Exodus 12:26 - And when your children say to you, 'What do you mean by this service?'
Exodus 12:27 - you shall say, 'It is the sacrifice of Yahweh's Passover, for he passed over the houses of the people of Israel in Egypt, when he struck the Egyptians but spared our houses.'" And the people bowed their heads and worshiped.
Part 2
Probably for most Christians, it should come as no surprise that Yahshua is called "the Passover lamb" in a sense, because several parallels are pretty much immediately obvious from just reading the story of the Exodus and any one of the Gospels. But there are some interesting tidbits that I've learned that *aren't* so immediately obvious, so I think it'll be worth it for me to share some of the things that I've been thinking about.
The obvious part is that whereas in the Old Testament, the angel of (physical) death passed over the Israelites, Yahshua causes us to be passed over by spiritual death. The parallel does break down at a point though: Yahshua is the only sacrifice ever mentioned in the Bible for intentional, and thereby spiritual, sins. So to complete the parallel, the Passover sacrifice in the OT should be for physical sins (those committed out of ignorance), or bodily uncleannesses. It's not.
But despite the fact that the analogy breaks down fairly quickly, there are some really interesting parallels before that. You might have heard someone talk about how Yahshua died at the time that the Passover lambs were being killed, and you might remember how no bone was broken, in accord with Psalm 34:20, but that also fulfilled the law for the Passover:
Exodus 12:46 - In one house shall it be eaten; thou shalt not carry forth ought of the flesh abroad out of the house; neither shall ye break a bone thereof.
Numbers 9:12 - They shall leave none of it unto the morning, nor break any bone of it: according to all the ordinances of the Passover they shall keep it.
Yahshua was killed at Jerusalem, "in the place which Yahweh shall choose to place His name there." That's a requirement for the Passover. Deuteronomy 16:2
Yahshua was killed outside of Jerusalem's gates.
Deuteronomy 16:5 - Thou mayest not sacrifice the Passover within any of thy gates, which Yahweh thy Elohim giveth you
The thing I found most interesting was that apparently during the Passover time in the days of Yahshua, a name plate was around each lamb's neck, with the name of the owner on it.

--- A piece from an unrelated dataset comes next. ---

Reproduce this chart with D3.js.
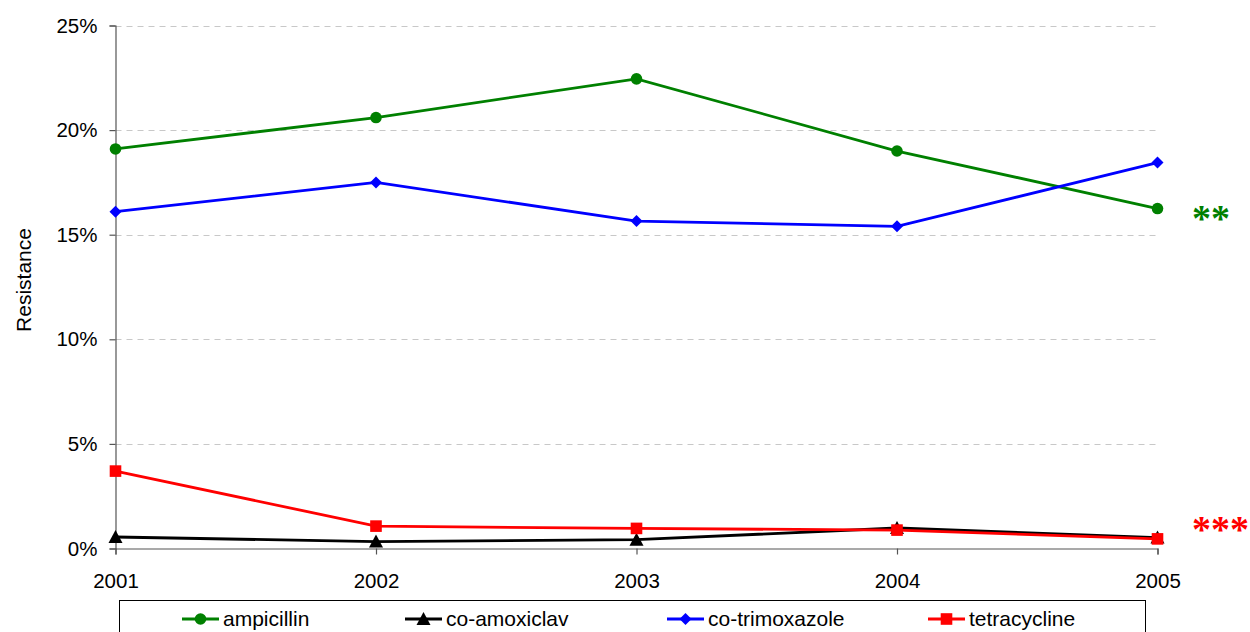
<!DOCTYPE html>
<html>
<head>
<meta charset="utf-8">
<script src="https://cdn.jsdelivr.net/npm/d3@7.9.0/dist/d3.min.js"></script>
<style>
  body { margin: 0; background: #fff; }
  svg { display: block; font-family: Arial, "Liberation Sans", sans-serif; }
</style>
</head>
<body>
<svg id="chart" width="1250" height="632"></svg>
<script>
// data
const years = [2001, 2002, 2003, 2004, 2005];
const ampicillin = [19.1, 20.6, 22.45, 19.0, 16.25];
const coAmoxiclav = [0.55, 0.33, 0.42, 0.98, 0.52];
const coTrimoxazole = [16.1, 17.5, 15.65, 15.4, 18.45];
const tetracycline = [3.7, 1.07, 0.96, 0.88, 0.46];
const yTicks = [0, 5, 10, 15, 20, 25];

const series = [
  { name: "ampicillin", values: ampicillin, color: "#008000", marker: "circle" },
  { name: "co-amoxiclav", values: coAmoxiclav, color: "#000000", marker: "triangle" },
  { name: "co-trimoxazole", values: coTrimoxazole, color: "#0000ff", marker: "diamond" },
  { name: "tetracycline", values: tetracycline, color: "#ff0000", marker: "square" }
];

const svg = d3.select("#chart");
const x = d3.scalePoint().domain(years).range([115.5, 1157.5]);
const y = d3.scaleLinear().domain([0, 25]).range([548.5, 25.5]);

// gridlines
svg.append("g")
  .selectAll("line")
  .data(yTicks.filter(d => d > 0))
  .join("line")
  .attr("x1", 115.5).attr("x2", 1157.5)
  .attr("y1", d => Math.round(y(d)) + 0.5)
  .attr("y2", d => Math.round(y(d)) + 0.5)
  .attr("stroke", "#c8c8c8")
  .attr("stroke-dasharray", "6,5");

// axes
const yAxis = svg.append("g")
  .attr("transform", "translate(115.5,0)")
  .call(d3.axisLeft(y).tickValues(yTicks).tickFormat(d => d + "%").tickSizeOuter(0).tickSize(6).tickPadding(12));
yAxis.selectAll("text").attr("font-size", 20.5).attr("fill", "#000").attr("font-family", "Arial, 'Liberation Sans', sans-serif");

const xAxis = svg.append("g")
  .attr("transform", "translate(0,548.5)")
  .call(d3.axisBottom(x).tickSizeOuter(0).tickSize(6).tickPadding(19));
xAxis.selectAll("text").attr("font-size", 20.5).attr("fill", "#000").attr("font-family", "Arial, 'Liberation Sans', sans-serif");

svg.selectAll(".domain, .tick line").attr("stroke", "#555").attr("stroke-width", 1.2);

svg.append("text")
  .attr("transform", "translate(31,280) rotate(-90)")
  .attr("text-anchor", "middle")
  .attr("font-size", 21)
  .text("Resistance");

// markers
function drawMarker(sel, type, color, s) {
  if (type === "circle") {
    sel.append("circle").attr("r", 5.8 * s).attr("fill", color);
  } else if (type === "triangle") {
    const h = 7 * s;
    sel.append("path").attr("d", `M0,${-h} L${h},${h * 0.85} L${-h},${h * 0.85} Z`).attr("fill", color);
  } else if (type === "diamond") {
    const h = 6 * s;
    sel.append("path").attr("d", `M0,${-h} L${h},0 L0,${h} L${-h},0 Z`).attr("fill", color);
  } else {
    const h = 5.8 * s;
    sel.append("rect").attr("x", -h).attr("y", -h).attr("width", 2 * h).attr("height", 2 * h).attr("fill", color);
  }
}

const line = d3.line().x((d, i) => x(years[i])).y(d => y(d));

// draw in order so red sits on top of black like the reference
const drawOrder = [series[0], series[2], series[1], series[3]];
drawOrder.forEach(s => {
  svg.append("path")
    .datum(s.values)
    .attr("d", line)
    .attr("fill", "none")
    .attr("stroke", s.color)
    .attr("stroke-width", 2.8);
  s.values.forEach((v, i) => {
    const g = svg.append("g").attr("transform", `translate(${x(years[i])},${y(v)})`);
    drawMarker(g, s.marker, s.color, 1);
  });
});

// significance asterisks
svg.append("text")
  .attr("x", 1192).attr("y", y(ampicillin[4]) + 22)
  .attr("font-family", "'Liberation Serif', 'DejaVu Serif', serif")
  .attr("font-weight", "bold")
  .attr("font-size", 38)
  .attr("fill", "#008000")
  .text("**");
svg.append("text")
  .attr("x", 1192).attr("y", y(tetracycline[4]) + 3)
  .attr("font-family", "'Liberation Serif', 'DejaVu Serif', serif")
  .attr("font-weight", "bold")
  .attr("font-size", 38)
  .attr("fill", "#ff0000")
  .text("***");

// legend
const legend = svg.append("g");
legend.append("rect")
  .attr("x", 119.5).attr("y", 600.5)
  .attr("width", 1026).attr("height", 60)
  .attr("fill", "#fff").attr("stroke", "#000").attr("stroke-width", 1);

const legendX = [182, 405, 667, 928];
series.forEach((s, i) => {
  const g = legend.append("g").attr("transform", `translate(${legendX[i]},619)`);
  g.append("line").attr("x1", 0).attr("x2", 37).attr("stroke", s.color).attr("stroke-width", 2.8);
  drawMarker(g.append("g").attr("transform", "translate(18.5,0)"), s.marker, s.color, 1);
  g.append("text")
    .attr("x", 41).attr("y", 7)
    .attr("font-size", 21)
    .text(s.name);
});
</script>
</body>
</html>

John 19:19 - And Pilate also wrote a title and put it on the cross. And having been written, it was: JESUS THE NAZARENE, THE KING OF THE JEWS.
I was reading a website that claimed that part of the reason the Jews were so angry about this sign was because if you abbreviate the above by taking the first Hebrew letter of each word, it spells out YHVH, the tetragrammaton, God's name. It says, furthermore, that it was a very common practice to just take the first letter of everything and write it like that, so YHVH may have been written on there along with everything else. What they meant by this really intrigued me, and I thought about it.

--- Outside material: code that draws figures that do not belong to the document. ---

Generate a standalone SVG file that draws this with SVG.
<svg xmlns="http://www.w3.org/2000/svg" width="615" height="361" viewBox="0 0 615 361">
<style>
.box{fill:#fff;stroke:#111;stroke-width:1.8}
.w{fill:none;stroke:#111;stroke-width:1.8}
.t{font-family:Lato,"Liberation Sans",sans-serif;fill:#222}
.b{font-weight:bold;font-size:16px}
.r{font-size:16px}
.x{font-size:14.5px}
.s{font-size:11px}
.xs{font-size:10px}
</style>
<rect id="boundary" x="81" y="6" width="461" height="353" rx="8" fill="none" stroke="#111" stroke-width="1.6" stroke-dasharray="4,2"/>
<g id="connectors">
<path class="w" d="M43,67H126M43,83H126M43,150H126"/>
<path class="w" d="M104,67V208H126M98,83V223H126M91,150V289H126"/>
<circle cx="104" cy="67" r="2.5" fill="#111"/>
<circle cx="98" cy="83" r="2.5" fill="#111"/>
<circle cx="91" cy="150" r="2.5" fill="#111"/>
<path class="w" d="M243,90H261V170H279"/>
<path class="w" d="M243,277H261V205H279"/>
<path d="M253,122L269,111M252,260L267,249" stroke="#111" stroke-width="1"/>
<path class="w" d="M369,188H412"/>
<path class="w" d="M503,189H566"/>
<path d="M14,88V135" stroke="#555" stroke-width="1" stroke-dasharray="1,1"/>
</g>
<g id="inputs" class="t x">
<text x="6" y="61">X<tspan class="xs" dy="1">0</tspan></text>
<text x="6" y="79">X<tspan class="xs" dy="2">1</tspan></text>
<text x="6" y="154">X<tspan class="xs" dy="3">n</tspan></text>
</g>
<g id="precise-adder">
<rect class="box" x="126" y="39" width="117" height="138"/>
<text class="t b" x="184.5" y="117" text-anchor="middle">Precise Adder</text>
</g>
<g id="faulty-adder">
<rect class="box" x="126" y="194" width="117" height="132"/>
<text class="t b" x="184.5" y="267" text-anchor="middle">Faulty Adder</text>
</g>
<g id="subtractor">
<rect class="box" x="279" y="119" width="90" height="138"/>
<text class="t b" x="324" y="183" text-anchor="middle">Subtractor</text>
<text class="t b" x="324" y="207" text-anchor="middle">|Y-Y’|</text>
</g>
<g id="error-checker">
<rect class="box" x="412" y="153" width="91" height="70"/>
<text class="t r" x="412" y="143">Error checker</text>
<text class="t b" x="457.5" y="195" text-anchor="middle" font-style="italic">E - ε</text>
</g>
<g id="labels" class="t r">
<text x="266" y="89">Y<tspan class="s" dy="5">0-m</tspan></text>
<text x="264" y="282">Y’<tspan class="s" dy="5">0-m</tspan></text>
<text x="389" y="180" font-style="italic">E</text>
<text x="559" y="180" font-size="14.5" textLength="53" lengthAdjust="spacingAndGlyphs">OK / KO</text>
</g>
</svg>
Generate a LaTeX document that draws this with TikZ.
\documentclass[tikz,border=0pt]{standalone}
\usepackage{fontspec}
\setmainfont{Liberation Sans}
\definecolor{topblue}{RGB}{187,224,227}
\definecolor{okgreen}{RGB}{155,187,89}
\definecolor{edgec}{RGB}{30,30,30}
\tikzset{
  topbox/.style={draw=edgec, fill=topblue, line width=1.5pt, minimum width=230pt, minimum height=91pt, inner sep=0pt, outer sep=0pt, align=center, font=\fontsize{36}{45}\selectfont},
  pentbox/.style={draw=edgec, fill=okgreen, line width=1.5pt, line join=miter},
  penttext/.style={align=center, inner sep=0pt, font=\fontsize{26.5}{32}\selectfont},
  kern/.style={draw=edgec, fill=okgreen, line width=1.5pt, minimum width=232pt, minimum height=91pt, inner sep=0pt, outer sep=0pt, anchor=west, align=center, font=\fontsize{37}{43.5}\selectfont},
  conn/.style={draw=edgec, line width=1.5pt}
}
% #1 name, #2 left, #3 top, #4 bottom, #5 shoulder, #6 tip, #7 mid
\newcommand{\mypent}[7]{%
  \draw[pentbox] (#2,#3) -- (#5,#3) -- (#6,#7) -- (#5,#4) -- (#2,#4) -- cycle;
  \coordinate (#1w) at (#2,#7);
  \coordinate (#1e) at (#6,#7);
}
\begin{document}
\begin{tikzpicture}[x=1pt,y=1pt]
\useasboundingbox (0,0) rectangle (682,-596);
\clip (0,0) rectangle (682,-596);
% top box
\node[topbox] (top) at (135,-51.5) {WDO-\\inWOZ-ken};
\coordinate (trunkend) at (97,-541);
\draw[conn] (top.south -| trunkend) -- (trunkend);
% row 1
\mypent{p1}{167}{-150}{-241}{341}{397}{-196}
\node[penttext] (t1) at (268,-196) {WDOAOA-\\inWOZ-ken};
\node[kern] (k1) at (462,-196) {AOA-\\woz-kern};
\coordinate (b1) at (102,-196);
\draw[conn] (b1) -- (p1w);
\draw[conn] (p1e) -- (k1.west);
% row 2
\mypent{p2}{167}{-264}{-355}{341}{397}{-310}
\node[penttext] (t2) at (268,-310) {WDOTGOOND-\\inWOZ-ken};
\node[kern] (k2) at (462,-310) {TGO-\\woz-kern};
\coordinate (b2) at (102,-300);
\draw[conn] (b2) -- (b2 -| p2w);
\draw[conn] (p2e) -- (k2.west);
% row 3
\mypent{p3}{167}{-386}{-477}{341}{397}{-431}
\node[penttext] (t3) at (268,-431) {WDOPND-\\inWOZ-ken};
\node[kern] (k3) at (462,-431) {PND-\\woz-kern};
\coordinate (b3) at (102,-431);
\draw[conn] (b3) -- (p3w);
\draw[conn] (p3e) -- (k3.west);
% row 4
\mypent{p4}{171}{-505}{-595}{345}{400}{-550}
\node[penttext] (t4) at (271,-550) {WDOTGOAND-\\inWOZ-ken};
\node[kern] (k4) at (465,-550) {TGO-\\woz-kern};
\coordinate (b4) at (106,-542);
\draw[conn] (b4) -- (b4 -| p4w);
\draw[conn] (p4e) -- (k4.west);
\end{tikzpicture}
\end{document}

Time for a short Hebrew grammar lesson... Of course, you read from right to left. Yahshua the Nazarene is pretty straightforward. Then for the last two Hebrew words, Hebrew has no word for "of," so instead it has a grammatical practice that you do if you want to convey that meaning. The product is something like the compound words we have in English, and it results in that thing I circled.

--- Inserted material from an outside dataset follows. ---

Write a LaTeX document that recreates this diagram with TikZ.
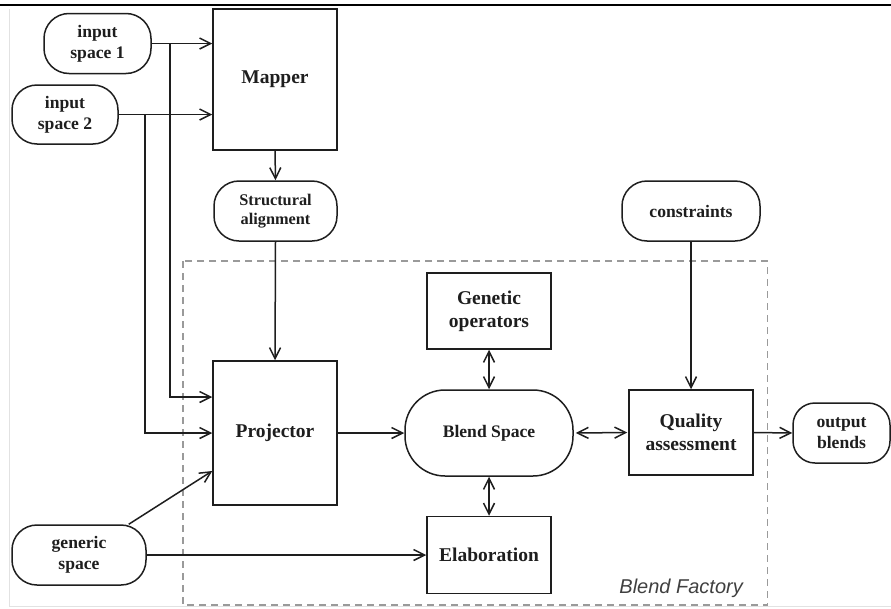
\documentclass[tikz,border=0pt]{standalone}
\usepackage{fontspec}
\setmainfont{Liberation Serif}
\newfontfamily\lsans{Liberation Sans}
\usetikzlibrary{arrows.meta,calc}
\definecolor{ink}{HTML}{1E1E1E}
\definecolor{dashgray}{HTML}{9A9A9A}
\definecolor{edgegray}{HTML}{E2E2E2}
\tikzset{
  base/.style={draw=ink, line width=1.5pt, text=ink, align=center, inner sep=0pt},
  sq/.style={base, rectangle},
  rnd/.style={base, rectangle, rounded corners=#1},
  rnd/.default=25pt,
  big/.style={font=\bfseries\fontsize{19.5}{23}\selectfont},
  mid/.style={font=\bfseries\fontsize{17.6}{21}\selectfont},
  small/.style={font=\bfseries\fontsize{16.3}{19}\selectfont},
  tip/.tip={Straight Barb[length=11pt,width=11pt]},
  arr/.style={draw=ink, line width=1.5pt, -tip},
  darr/.style={draw=ink, line width=1.5pt, tip-tip},
}
\begin{document}
\begin{tikzpicture}[x=1pt,y=-1pt]
\useasboundingbox[fill=white] (0,0) rectangle (891,608);
% page edges
\draw[line width=2pt, black] (0,4.5) -- (891,4.5);
\draw[edgegray, line width=0.8pt] (9.5,9) -- (9.5,606.5) -- (891,606.5);

% blend factory frame
\draw[dashgray, line width=1.2pt, dash pattern=on 7pt off 5pt] (183,261) rectangle (767.5,605);
\node[anchor=base east, font=\lsans\itshape\fontsize{20}{24}\selectfont, text=ink!85, inner sep=0pt] (bf) at (743,593) {Blend Factory};

% nodes
\node[rnd, mid, minimum width=107pt, minimum height=60pt] (i1) at (97.5,43.5) {input\\space 1};
\node[rnd, mid, minimum width=106pt, minimum height=59pt] (i2) at (65,114.5) {input\\space 2};
\node[sq, big, minimum width=124pt, minimum height=141pt] (mapper) at (275,79.5) {Mapper};
\node[rnd, small, minimum width=123pt, minimum height=60pt] (sa) at (275.5,211) {Structural\\alignment};
\node[sq, big, minimum width=124pt, minimum height=144pt] (proj) at (275,433) {Projector};
\node[rnd, mid, minimum width=134pt, minimum height=60pt] (gen) at (79,555) {generic\\space};
\node[sq, big, minimum width=124pt, minimum height=76pt] (go) at (489,311) {Genetic\\operators};
\node[rnd=40pt, mid, minimum width=168pt, minimum height=86pt] (blend) at (489,433) {Blend Space};
\node[sq, big, minimum width=124pt, minimum height=77pt] (elab) at (489,555) {Elaboration};
\node[sq, big, minimum width=124pt, minimum height=85pt] (qa) at (691,432.5) {Quality\\assessment};
\node[rnd, mid, minimum width=138pt, minimum height=60pt] (cons) at (691,211) {constraints};
\node[rnd=22pt, mid, minimum width=97pt, minimum height=60pt] (out) at (841.5,433) {output\\blends};

% helper coordinates
\coordinate (j1) at (170,43.5);
\coordinate (j2) at (145,114.5);
\coordinate (p1) at ($(proj.west)+(0,-36)$);
\coordinate (p3) at ($(proj.west)+(0,38)$);
\coordinate (g1) at ($(gen.north east)+(-18,0)$);

% connectors
\draw[arr] (i1.east) -- (mapper.west |- i1.east);
\draw[arr] (i2.east) -- (mapper.west |- i2.east);
\draw[arr] (j1) |- (p1);
\draw[arr] (j2) |- (proj.west);
\draw[arr] (mapper.south) -- (sa.north);
\draw[arr] (sa.south) -- (proj.north);
\draw[arr] (proj.east) -- (blend.west);
\draw[arr] (g1) -- (p3);
\draw[arr] (gen.east) -- (elab.west);
\draw[darr] (go.south) -- (blend.north);
\draw[darr] (blend.south) -- (elab.north);
\draw[darr] ($(blend.east)+(2,0)$) -- ($(qa.west)+(-1,0)$);
\draw[arr] (cons.south) -- (qa.north);
\draw[arr] (qa.east) -- (out.west);
\end{tikzpicture}
\end{document}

I'm slightly skeptical of the whole thing, but I thought it was very interesting. My only problem is, I don't know what the practice was for abbreviating things in that day, but if *I* were abbreviating the Hebrew thing I wrote above, I probably wouldn't include the "the"s or the "and." So that would yield:
But again, I don't know anything else about the practice, so I can't really speak about their custom for abbreviating stuff. I just thought this was very interesting.